— Start of SUPPLIED INFORMATION —

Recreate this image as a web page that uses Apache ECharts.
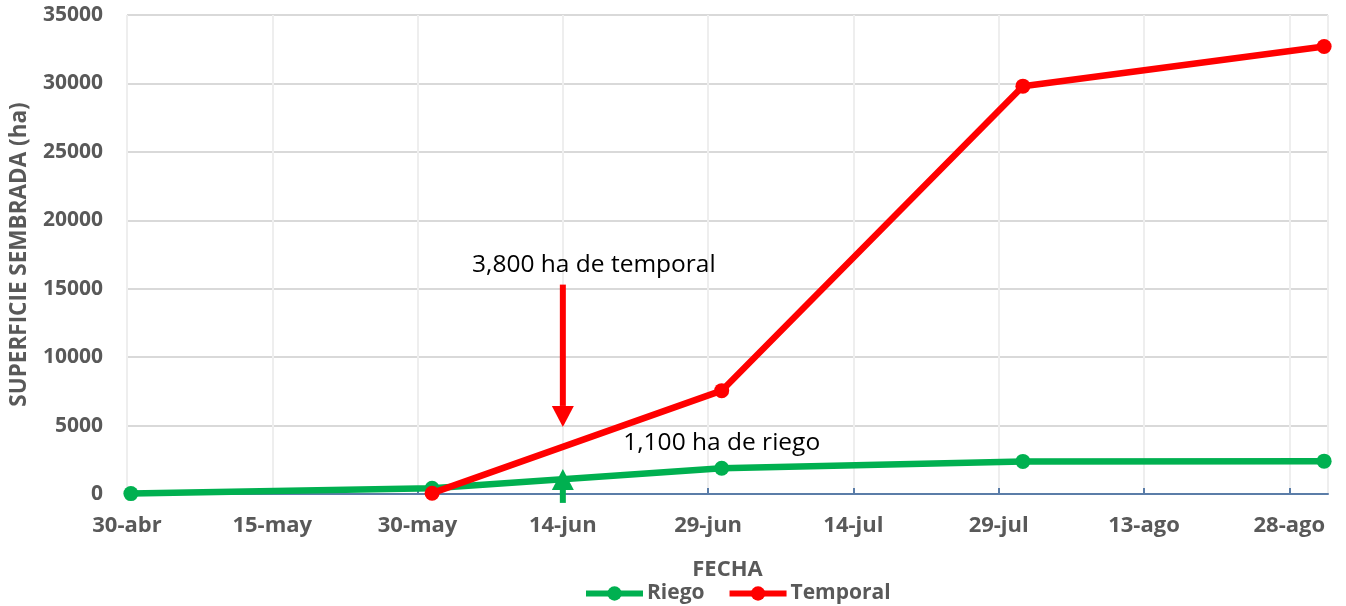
<!DOCTYPE html>
<html>
<head>
<meta charset="utf-8">
<script src="https://cdn.jsdelivr.net/npm/echarts@6/dist/echarts.min.js"></script>
<style>html,body{margin:0;padding:0;background:#fff}#c{width:1346px;height:606px}</style>
</head>
<body>
<div id="c"></div>
<script>
// x values are days counted from 30-abr
const tickLabels = ['30-abr','15-may','30-may','14-jun','29-jun','14-jul','29-jul','13-ago','28-ago'];
const riegoDays = [0.4, 31.5, 61.4, 92.5, 123.6];
const riegoValues = [30, 420, 1880, 2380, 2400];
const temporalDays = [31.5, 61.4, 92.5, 123.6];
const temporalValues = [60, 7550, 29800, 32700];
const seriesNames = ['Riego', 'Temporal'];
const annotTemporal = {text: '3,800 ha de temporal', day: 45, textDay: 48.2, textValue: 16750, from: 15300, tip: 4900};
const annotRiego = {text: '1,100 ha de riego', day: 45, textDay: 61.4, textValue: 3700, from: -650, tip: 1830};

const GREEN = '#00B050', RED = '#FF0000', GRAY = '#595959';
const FONT = 'Open Sans';
const pairs = (xs, ys) => xs.map((x, i) => [x, ys[i]]);

const chart = echarts.init(document.getElementById('c'));
chart.setOption({
  animation: false,
  grid: {left: 127, right: 18, top: 15, bottom: 112, show: true, borderColor: '#d9d9d9', borderWidth: 1},
  xAxis: {
    type: 'value', min: 0, max: 124, interval: 15,
    name: 'FECHA', nameLocation: 'middle', nameGap: 65,
    nameTextStyle: {color: GRAY, fontFamily: FONT, fontWeight: 'bold', fontSize: 22},
    axisLine: {show: true, lineStyle: {color: '#5B7DA8', width: 2}},
    axisTick: {show: true, inside: true, length: 6, lineStyle: {color: '#5B7DA8', width: 2}},
    axisLabel: {
      color: GRAY, fontFamily: FONT, fontWeight: 'bold', fontSize: 22, margin: 21,
      showMaxLabel: false,
      formatter: v => tickLabels[Math.round(v / 15)] || ''
    },
    splitLine: {show: true, lineStyle: {color: '#eeeeee', width: 2}}
  },
  yAxis: {
    type: 'value', min: 0, max: 35000, interval: 5000,
    name: 'SUPERFICIE SEMBRADA (ha)', nameLocation: 'middle', nameGap: 96,
    nameTextStyle: {color: GRAY, fontFamily: FONT, fontWeight: 'bold', fontSize: 22.5},
    axisLine: {show: false}, axisTick: {show: false},
    axisLabel: {color: GRAY, fontFamily: FONT, fontWeight: 'bold', fontSize: 21, margin: 24, formatter: v => String(v)},
    splitLine: {lineStyle: {color: '#d9d9d9', width: 2}}
  },
  legend: {
    top: 583, left: 583, padding: 0,
    itemWidth: 57, itemHeight: 18, itemGap: 22,
    lineStyle: {width: 6},
    textStyle: {color: GRAY, fontFamily: FONT, fontWeight: 'bold', fontSize: 21, padding: [0, 0, 0, -1]},
    data: seriesNames
  },
  series: [
    {
      name: seriesNames[0], type: 'line', data: pairs(riegoDays, riegoValues),
      symbol: 'circle', symbolSize: 15, clip: false, z: 3,
      lineStyle: {color: GREEN, width: 6.5}, itemStyle: {color: GREEN},
      markPoint: {
        silent: true, symbol: 'circle', symbolSize: 0,
        label: {show: true, position: 'inside', color: '#000', fontFamily: FONT, fontSize: 24.5, formatter: annotRiego.text},
        data: [{coord: [annotRiego.textDay, annotRiego.textValue]}]
      }
    },
    {
      name: seriesNames[1], type: 'line', data: pairs(temporalDays, temporalValues),
      symbol: 'circle', symbolSize: 15, clip: false, z: 4,
      lineStyle: {color: RED, width: 6.5}, itemStyle: {color: RED},
      markPoint: {
        silent: true, symbol: 'circle', symbolSize: 0,
        label: {show: true, position: 'inside', color: '#000', fontFamily: FONT, fontSize: 24.5, formatter: annotTemporal.text},
        data: [{coord: [annotTemporal.textDay, annotTemporal.textValue]}]
      }
    }
  ]
});

// annotation arrows, placed through the chart's own scales
function arrow(a, color, down) {
  const p0 = chart.convertToPixel({gridIndex: 0}, [a.day, a.from]);
  const pt = chart.convertToPixel({gridIndex: 0}, [a.day, a.tip]);
  const headH = 21, headW = 22;
  const baseY = down ? pt[1] - headH : pt[1] + headH;
  return [
    {type: 'line', z: 10, silent: true, shape: {x1: p0[0], y1: p0[1], x2: pt[0], y2: baseY}, style: {stroke: color, lineWidth: 6}},
    {type: 'polygon', z: 10, silent: true, shape: {points: [[pt[0] - headW / 2, baseY], [pt[0] + headW / 2, baseY], [pt[0], pt[1]]]}, style: {fill: color}}
  ];
}
chart.setOption({graphic: [...arrow(annotTemporal, RED, true), ...arrow(annotRiego, GREEN, false)]});
</script>
</body>
</html>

— End of SUPPLIED INFORMATION —

#### [WORK TO COMPLETE]
In the data above, please extract the lines from the first one through the line with "const pairs = (xs, ys)", exactly, and keep pictures out.

#### [THE ANSWER]
Recreate this image as a web page that uses Apache ECharts.
<!DOCTYPE html>
<html>
<head>
<meta charset="utf-8">
<script src="https://cdn.jsdelivr.net/npm/echarts@6/dist/echarts.min.js"></script>
<style>html,body{margin:0;padding:0;background:#fff}#c{width:1346px;height:606px}</style>
</head>
<body>
<div id="c"></div>
<script>
// x values are days counted from 30-abr
const tickLabels = ['30-abr','15-may','30-may','14-jun','29-jun','14-jul','29-jul','13-ago','28-ago'];
const riegoDays = [0.4, 31.5, 61.4, 92.5, 123.6];
const riegoValues = [30, 420, 1880, 2380, 2400];
const temporalDays = [31.5, 61.4, 92.5, 123.6];
const temporalValues = [60, 7550, 29800, 32700];
const seriesNames = ['Riego', 'Temporal'];
const annotTemporal = {text: '3,800 ha de temporal', day: 45, textDay: 48.2, textValue: 16750, from: 15300, tip: 4900};
const annotRiego = {text: '1,100 ha de riego', day: 45, textDay: 61.4, textValue: 3700, from: -650, tip: 1830};

const GREEN = '#00B050', RED = '#FF0000', GRAY = '#595959';
const FONT = 'Open Sans';
const pairs = (xs, ys) => xs.map((x, i) => [x, ys[i]]);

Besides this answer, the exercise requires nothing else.